## [Prompt]
Where a line below holds the string "image", copy that line.

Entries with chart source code

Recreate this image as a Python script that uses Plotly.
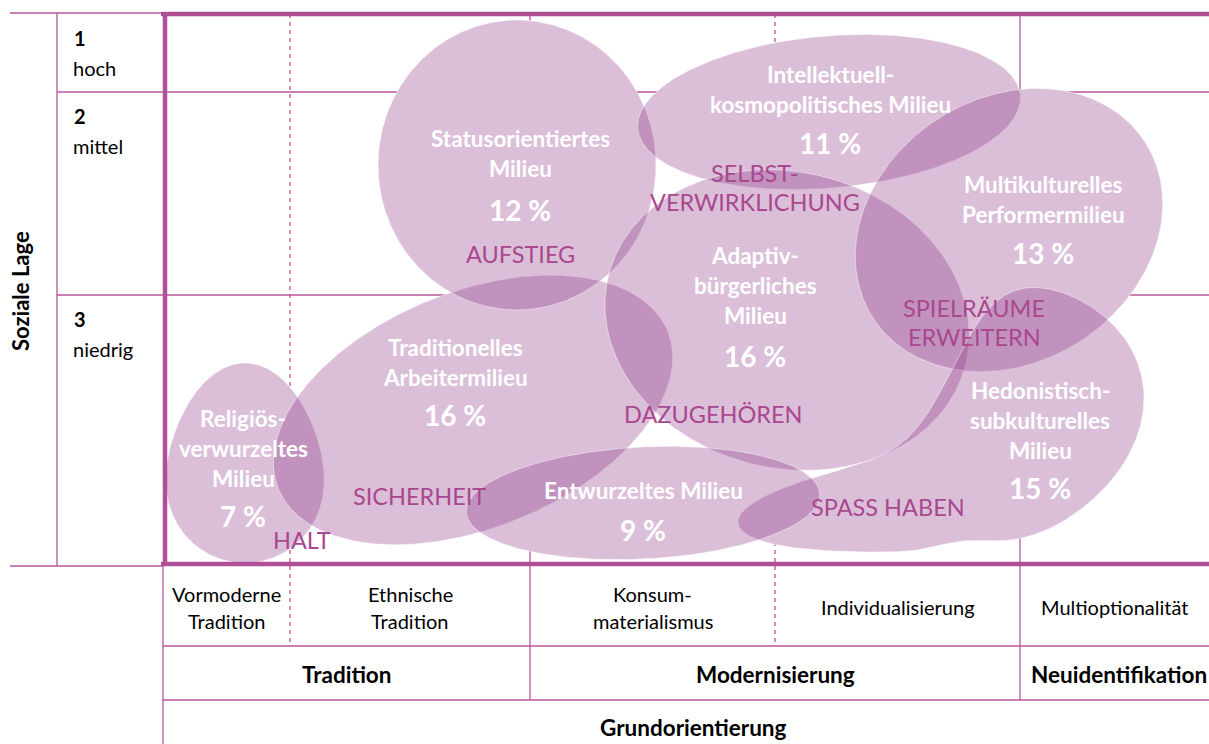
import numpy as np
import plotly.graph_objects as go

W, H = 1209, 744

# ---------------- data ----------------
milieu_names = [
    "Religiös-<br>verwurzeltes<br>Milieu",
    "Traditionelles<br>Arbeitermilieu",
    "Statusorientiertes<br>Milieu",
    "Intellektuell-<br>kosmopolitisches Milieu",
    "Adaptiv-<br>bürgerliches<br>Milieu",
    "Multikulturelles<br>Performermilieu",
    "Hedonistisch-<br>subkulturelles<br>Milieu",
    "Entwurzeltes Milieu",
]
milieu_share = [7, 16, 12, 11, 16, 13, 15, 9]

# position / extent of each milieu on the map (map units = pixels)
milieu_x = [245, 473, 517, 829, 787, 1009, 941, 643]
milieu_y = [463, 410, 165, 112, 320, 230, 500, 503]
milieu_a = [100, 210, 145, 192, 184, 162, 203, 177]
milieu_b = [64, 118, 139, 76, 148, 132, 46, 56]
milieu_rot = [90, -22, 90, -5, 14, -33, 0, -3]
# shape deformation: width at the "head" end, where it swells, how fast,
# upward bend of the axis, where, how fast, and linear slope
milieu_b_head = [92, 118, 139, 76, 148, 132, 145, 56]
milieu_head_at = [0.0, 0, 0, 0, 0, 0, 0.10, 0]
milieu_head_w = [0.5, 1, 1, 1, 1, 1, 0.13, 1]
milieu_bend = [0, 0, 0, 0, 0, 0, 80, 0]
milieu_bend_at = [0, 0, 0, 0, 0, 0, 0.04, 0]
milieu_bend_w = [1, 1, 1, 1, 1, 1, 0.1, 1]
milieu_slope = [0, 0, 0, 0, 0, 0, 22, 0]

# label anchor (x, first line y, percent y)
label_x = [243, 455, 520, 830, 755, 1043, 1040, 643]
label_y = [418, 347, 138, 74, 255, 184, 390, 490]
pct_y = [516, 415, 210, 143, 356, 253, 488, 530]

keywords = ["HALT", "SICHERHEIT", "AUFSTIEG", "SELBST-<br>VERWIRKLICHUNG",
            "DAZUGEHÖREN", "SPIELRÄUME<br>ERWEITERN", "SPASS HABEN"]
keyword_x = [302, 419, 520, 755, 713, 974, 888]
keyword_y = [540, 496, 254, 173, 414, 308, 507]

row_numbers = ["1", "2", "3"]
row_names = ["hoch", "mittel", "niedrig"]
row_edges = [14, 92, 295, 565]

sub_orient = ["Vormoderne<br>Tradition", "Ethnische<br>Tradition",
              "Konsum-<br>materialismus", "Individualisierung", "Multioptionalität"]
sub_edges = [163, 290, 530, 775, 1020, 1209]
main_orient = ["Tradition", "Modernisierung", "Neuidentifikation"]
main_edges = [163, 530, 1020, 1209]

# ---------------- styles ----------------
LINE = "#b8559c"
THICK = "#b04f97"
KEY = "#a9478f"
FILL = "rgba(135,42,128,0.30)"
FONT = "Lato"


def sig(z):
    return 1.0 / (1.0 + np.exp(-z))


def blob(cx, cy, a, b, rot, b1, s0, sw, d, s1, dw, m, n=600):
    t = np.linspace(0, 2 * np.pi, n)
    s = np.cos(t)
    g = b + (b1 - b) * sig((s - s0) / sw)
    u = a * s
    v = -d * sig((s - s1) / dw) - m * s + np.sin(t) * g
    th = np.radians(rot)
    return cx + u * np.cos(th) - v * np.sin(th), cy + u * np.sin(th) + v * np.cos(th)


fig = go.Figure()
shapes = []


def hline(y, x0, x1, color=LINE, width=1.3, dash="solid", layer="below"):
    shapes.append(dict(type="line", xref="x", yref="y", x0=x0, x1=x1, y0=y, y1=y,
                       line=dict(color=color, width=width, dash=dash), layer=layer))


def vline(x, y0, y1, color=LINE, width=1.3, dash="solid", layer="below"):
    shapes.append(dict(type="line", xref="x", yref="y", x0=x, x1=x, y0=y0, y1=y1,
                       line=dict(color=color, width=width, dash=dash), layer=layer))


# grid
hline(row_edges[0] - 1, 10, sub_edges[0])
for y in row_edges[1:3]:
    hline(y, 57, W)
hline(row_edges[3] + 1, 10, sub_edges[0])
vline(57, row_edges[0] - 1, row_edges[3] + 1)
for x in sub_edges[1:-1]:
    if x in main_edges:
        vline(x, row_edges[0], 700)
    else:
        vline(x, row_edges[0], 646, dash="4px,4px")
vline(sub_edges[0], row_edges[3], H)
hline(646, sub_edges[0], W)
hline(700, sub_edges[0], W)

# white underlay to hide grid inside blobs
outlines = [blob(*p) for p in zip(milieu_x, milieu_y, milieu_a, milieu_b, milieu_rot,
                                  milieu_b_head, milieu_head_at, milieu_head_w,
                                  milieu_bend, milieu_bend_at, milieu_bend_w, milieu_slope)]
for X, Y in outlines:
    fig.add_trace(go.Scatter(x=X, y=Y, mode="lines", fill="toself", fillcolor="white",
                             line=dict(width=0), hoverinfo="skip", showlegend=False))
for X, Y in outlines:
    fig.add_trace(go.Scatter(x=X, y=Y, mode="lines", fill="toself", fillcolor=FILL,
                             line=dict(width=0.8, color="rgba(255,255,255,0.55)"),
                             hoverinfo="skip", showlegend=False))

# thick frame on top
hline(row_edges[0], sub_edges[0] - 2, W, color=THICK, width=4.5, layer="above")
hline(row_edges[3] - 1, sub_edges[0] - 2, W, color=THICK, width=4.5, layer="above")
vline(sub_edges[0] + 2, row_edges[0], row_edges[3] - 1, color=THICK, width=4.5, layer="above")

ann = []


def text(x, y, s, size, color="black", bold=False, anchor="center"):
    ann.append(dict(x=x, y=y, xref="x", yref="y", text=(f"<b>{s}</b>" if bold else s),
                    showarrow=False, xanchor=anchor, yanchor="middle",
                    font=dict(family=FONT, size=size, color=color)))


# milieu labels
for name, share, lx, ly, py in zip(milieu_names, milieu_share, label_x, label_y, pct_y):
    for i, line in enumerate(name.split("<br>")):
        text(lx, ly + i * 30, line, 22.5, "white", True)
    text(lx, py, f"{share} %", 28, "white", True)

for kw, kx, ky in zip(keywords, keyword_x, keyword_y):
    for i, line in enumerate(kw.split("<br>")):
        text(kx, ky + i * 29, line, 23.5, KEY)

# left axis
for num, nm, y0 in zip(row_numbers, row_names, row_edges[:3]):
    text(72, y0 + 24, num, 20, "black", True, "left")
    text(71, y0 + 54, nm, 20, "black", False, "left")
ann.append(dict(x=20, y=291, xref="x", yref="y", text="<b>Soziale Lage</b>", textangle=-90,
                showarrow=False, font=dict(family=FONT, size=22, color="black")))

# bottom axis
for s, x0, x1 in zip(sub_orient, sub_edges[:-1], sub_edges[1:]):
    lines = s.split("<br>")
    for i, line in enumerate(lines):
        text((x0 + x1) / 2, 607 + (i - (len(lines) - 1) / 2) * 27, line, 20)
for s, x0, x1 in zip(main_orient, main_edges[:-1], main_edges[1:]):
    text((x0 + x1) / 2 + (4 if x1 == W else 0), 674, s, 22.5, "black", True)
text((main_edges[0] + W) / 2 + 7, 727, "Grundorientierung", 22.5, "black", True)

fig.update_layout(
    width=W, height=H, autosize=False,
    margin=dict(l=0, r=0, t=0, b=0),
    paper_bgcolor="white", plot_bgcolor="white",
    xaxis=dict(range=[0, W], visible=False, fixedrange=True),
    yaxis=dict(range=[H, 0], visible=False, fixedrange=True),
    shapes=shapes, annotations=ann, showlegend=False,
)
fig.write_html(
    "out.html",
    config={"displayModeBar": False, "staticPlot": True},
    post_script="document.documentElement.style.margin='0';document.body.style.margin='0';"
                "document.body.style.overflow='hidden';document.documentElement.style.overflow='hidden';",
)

---

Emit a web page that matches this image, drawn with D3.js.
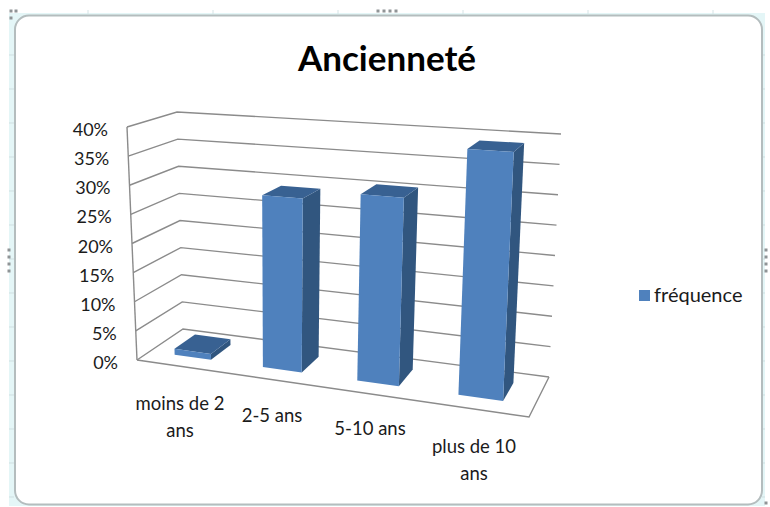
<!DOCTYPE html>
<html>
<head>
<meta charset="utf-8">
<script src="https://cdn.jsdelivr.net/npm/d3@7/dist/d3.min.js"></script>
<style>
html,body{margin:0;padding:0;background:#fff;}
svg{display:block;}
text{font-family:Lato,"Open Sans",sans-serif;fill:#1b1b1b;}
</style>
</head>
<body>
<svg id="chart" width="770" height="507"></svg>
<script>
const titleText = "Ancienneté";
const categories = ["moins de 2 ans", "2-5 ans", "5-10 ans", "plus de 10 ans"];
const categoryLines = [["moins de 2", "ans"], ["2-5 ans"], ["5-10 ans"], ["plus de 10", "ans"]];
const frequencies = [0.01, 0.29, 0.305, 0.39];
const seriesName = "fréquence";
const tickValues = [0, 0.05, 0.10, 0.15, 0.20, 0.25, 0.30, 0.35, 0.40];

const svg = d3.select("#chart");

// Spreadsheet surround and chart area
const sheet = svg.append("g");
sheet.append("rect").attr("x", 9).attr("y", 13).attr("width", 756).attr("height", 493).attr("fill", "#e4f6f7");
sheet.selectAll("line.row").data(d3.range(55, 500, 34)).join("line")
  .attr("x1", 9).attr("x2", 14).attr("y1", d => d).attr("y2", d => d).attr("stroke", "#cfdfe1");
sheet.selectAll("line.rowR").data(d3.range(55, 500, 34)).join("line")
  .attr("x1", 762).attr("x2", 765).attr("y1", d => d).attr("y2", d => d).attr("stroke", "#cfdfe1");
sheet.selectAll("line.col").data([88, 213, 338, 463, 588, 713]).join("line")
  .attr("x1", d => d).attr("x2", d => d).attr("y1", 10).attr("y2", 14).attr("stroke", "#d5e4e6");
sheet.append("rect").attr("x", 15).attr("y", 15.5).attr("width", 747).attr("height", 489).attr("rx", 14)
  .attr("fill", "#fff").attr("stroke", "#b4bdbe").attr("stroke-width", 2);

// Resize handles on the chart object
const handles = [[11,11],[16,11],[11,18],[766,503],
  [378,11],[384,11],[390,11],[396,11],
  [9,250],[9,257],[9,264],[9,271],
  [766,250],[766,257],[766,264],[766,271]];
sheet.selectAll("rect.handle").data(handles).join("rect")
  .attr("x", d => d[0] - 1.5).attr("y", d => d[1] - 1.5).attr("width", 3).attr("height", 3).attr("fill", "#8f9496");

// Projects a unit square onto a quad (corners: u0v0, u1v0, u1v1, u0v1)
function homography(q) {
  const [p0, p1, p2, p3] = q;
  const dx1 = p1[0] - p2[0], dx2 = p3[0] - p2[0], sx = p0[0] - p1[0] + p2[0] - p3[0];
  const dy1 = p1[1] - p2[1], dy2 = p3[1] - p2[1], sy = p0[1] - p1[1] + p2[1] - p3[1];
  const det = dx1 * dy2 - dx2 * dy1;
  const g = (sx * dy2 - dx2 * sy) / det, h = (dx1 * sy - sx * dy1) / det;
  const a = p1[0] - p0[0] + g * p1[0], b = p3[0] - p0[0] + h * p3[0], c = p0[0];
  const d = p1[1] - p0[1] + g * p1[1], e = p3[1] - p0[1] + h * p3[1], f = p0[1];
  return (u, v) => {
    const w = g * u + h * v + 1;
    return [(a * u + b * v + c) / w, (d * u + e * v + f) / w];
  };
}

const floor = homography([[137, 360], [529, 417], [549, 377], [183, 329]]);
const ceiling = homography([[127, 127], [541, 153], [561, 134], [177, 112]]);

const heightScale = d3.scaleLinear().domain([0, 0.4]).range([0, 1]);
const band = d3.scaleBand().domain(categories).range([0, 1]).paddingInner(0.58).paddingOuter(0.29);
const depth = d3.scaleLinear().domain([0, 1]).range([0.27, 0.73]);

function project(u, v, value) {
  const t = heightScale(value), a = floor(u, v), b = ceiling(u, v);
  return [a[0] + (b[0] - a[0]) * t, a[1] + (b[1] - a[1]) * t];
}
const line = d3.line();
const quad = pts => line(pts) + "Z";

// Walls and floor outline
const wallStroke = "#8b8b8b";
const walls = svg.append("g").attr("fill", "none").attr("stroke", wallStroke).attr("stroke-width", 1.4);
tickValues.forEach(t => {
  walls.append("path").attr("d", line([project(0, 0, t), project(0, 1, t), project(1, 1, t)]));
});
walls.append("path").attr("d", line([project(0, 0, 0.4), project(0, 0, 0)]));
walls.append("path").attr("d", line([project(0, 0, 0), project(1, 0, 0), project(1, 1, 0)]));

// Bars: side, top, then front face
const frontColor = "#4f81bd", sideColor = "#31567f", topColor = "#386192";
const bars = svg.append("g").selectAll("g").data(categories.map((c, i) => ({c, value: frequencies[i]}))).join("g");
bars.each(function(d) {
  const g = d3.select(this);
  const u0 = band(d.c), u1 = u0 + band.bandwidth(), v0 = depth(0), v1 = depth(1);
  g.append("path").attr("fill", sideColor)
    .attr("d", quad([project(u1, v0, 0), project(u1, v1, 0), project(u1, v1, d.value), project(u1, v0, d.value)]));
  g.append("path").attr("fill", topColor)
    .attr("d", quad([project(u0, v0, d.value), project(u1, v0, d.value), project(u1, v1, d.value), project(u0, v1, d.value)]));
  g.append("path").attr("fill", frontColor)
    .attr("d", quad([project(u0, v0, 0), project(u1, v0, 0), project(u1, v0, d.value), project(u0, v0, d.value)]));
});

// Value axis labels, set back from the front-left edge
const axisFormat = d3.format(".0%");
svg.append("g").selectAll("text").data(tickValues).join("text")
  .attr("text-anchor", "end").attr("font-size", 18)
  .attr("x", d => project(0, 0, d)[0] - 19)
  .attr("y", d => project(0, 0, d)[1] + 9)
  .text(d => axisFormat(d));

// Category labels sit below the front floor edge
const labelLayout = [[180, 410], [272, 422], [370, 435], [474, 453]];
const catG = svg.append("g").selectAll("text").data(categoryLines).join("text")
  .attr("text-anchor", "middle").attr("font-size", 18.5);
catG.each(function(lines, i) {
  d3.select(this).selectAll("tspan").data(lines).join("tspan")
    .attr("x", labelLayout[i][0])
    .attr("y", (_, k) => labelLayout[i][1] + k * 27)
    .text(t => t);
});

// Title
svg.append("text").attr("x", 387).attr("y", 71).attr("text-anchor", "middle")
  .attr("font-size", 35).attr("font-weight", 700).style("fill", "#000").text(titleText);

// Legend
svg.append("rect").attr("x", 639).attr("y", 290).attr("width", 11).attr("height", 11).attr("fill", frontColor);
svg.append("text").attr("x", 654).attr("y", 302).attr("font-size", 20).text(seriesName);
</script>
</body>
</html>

## [Written reply]
Recreate this image as a Python script that uses Plotly.
Emit a web page that matches this image, drawn with D3.js.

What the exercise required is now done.